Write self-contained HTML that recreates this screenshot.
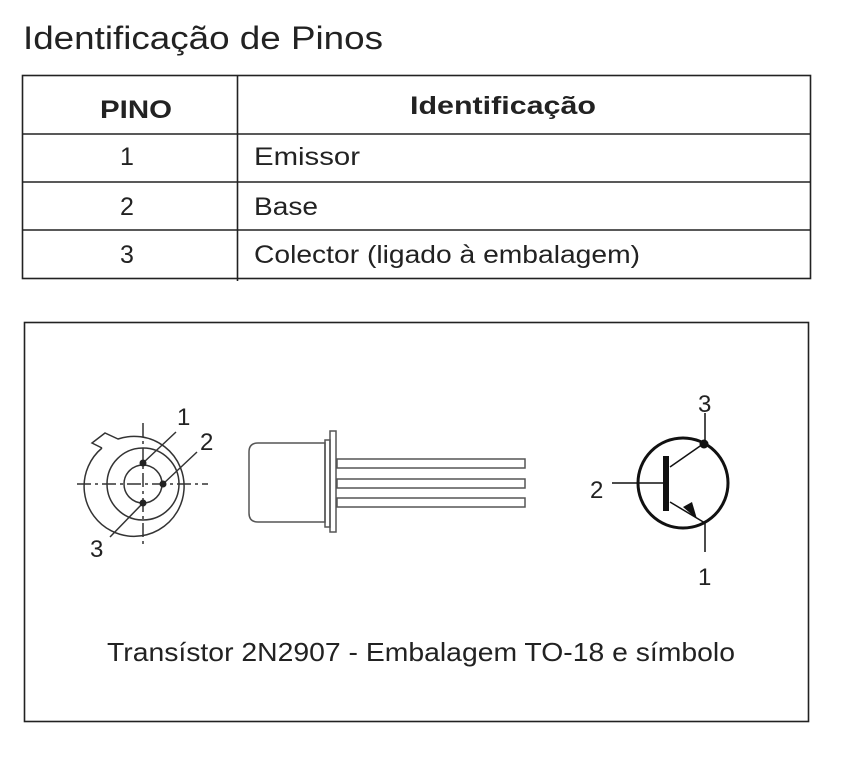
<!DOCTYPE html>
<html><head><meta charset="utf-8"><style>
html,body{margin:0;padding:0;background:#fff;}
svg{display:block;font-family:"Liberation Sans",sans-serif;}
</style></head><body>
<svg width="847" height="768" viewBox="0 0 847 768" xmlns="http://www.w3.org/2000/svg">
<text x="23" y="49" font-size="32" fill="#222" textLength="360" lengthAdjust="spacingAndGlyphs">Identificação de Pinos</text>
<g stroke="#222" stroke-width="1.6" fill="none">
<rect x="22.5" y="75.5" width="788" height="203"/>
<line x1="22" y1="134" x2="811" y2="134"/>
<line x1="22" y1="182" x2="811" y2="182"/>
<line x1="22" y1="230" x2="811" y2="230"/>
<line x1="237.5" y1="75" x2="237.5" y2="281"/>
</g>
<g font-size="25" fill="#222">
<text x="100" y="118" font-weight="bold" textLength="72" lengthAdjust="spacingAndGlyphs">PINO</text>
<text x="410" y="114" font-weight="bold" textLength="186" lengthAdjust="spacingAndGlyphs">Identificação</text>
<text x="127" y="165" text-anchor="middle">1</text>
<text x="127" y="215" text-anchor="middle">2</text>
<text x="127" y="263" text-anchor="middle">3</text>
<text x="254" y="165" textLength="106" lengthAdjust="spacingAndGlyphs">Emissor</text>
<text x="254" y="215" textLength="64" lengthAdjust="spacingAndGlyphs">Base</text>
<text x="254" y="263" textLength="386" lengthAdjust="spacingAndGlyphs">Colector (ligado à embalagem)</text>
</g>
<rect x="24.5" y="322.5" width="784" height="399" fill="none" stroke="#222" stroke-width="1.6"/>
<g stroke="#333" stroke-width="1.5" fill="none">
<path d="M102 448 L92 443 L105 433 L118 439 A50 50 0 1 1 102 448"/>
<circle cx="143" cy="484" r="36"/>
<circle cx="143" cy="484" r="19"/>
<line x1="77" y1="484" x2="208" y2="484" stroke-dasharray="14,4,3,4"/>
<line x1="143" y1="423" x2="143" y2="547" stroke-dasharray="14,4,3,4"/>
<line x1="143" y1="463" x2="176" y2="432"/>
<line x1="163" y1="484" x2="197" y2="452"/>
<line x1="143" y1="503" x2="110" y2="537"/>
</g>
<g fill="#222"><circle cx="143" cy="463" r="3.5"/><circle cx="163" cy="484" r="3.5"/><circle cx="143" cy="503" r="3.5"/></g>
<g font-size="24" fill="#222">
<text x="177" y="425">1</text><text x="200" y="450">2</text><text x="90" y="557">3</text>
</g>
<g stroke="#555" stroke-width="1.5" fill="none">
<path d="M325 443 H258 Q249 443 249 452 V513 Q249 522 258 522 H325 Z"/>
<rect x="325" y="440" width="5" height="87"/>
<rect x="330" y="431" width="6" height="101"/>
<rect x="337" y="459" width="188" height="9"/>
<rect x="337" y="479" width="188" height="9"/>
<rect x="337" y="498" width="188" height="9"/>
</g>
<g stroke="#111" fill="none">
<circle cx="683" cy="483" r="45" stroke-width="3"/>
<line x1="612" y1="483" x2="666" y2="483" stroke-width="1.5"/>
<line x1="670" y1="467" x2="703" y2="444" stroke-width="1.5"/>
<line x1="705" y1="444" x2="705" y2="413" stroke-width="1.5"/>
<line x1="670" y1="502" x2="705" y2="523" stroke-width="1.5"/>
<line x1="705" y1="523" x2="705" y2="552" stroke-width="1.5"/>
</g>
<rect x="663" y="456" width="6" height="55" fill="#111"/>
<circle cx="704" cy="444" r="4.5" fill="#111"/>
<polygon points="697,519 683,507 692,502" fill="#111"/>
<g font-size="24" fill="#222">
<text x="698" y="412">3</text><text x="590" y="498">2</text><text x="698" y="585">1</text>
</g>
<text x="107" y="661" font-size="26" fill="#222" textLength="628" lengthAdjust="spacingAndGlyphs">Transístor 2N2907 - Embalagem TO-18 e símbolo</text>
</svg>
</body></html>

---

- _EXERCISE DETAILS_: Leave out the pictures and output the rest of the material exactly as written.

- _WRITTEN ANSWER_:
Write self-contained HTML that recreates this screenshot.
<!DOCTYPE html>
<html><head><meta charset="utf-8"><style>
html,body{margin:0;padding:0;background:#fff;}
svg{display:block;font-family:"Liberation Sans",sans-serif;}
</style></head><body>
<svg width="847" height="768" viewBox="0 0 847 768" xmlns="http://www.w3.org/2000/svg">
<text x="23" y="49" font-size="32" fill="#222" textLength="360" lengthAdjust="spacingAndGlyphs">Identificação de Pinos</text>
<g stroke="#222" stroke-width="1.6" fill="none">
<rect x="22.5" y="75.5" width="788" height="203"/>
<line x1="22" y1="134" x2="811" y2="134"/>
<line x1="22" y1="182" x2="811" y2="182"/>
<line x1="22" y1="230" x2="811" y2="230"/>
<line x1="237.5" y1="75" x2="237.5" y2="281"/>
</g>
<g font-size="25" fill="#222">
<text x="100" y="118" font-weight="bold" textLength="72" lengthAdjust="spacingAndGlyphs">PINO</text>
<text x="410" y="114" font-weight="bold" textLength="186" lengthAdjust="spacingAndGlyphs">Identificação</text>
<text x="127" y="165" text-anchor="middle">1</text>
<text x="127" y="215" text-anchor="middle">2</text>
<text x="127" y="263" text-anchor="middle">3</text>
<text x="254" y="165" textLength="106" lengthAdjust="spacingAndGlyphs">Emissor</text>
<text x="254" y="215" textLength="64" lengthAdjust="spacingAndGlyphs">Base</text>
<text x="254" y="263" textLength="386" lengthAdjust="spacingAndGlyphs">Colector (ligado à embalagem)</text>
</g>
<rect x="24.5" y="322.5" width="784" height="399" fill="none" stroke="#222" stroke-width="1.6"/>
<g stroke="#333" stroke-width="1.5" fill="none">
<path d="M102 448 L92 443 L105 433 L118 439 A50 50 0 1 1 102 448"/>
<circle cx="143" cy="484" r="36"/>
<circle cx="143" cy="484" r="19"/>
<line x1="77" y1="484" x2="208" y2="484" stroke-dasharray="14,4,3,4"/>
<line x1="143" y1="423" x2="143" y2="547" stroke-dasharray="14,4,3,4"/>
<line x1="143" y1="463" x2="176" y2="432"/>
<line x1="163" y1="484" x2="197" y2="452"/>
<line x1="143" y1="503" x2="110" y2="537"/>
</g>
<g fill="#222"><circle cx="143" cy="463" r="3.5"/><circle cx="163" cy="484" r="3.5"/><circle cx="143" cy="503" r="3.5"/></g>
<g font-size="24" fill="#222">
<text x="177" y="425">1</text><text x="200" y="450">2</text><text x="90" y="557">3</text>
</g>
<g stroke="#555" stroke-width="1.5" fill="none">
<path d="M325 443 H258 Q249 443 249 452 V513 Q249 522 258 522 H325 Z"/>
<rect x="325" y="440" width="5" height="87"/>
<rect x="330" y="431" width="6" height="101"/>
<rect x="337" y="459" width="188" height="9"/>
<rect x="337" y="479" width="188" height="9"/>
<rect x="337" y="498" width="188" height="9"/>
</g>
<g stroke="#111" fill="none">
<circle cx="683" cy="483" r="45" stroke-width="3"/>
<line x1="612" y1="483" x2="666" y2="483" stroke-width="1.5"/>
<line x1="670" y1="467" x2="703" y2="444" stroke-width="1.5"/>
<line x1="705" y1="444" x2="705" y2="413" stroke-width="1.5"/>
<line x1="670" y1="502" x2="705" y2="523" stroke-width="1.5"/>
<line x1="705" y1="523" x2="705" y2="552" stroke-width="1.5"/>
</g>
<rect x="663" y="456" width="6" height="55" fill="#111"/>
<circle cx="704" cy="444" r="4.5" fill="#111"/>
<polygon points="697,519 683,507 692,502" fill="#111"/>
<g font-size="24" fill="#222">
<text x="698" y="412">3</text><text x="590" y="498">2</text><text x="698" y="585">1</text>
</g>
<text x="107" y="661" font-size="26" fill="#222" textLength="628" lengthAdjust="spacingAndGlyphs">Transístor 2N2907 - Embalagem TO-18 e símbolo</text>
</svg>
</body></html>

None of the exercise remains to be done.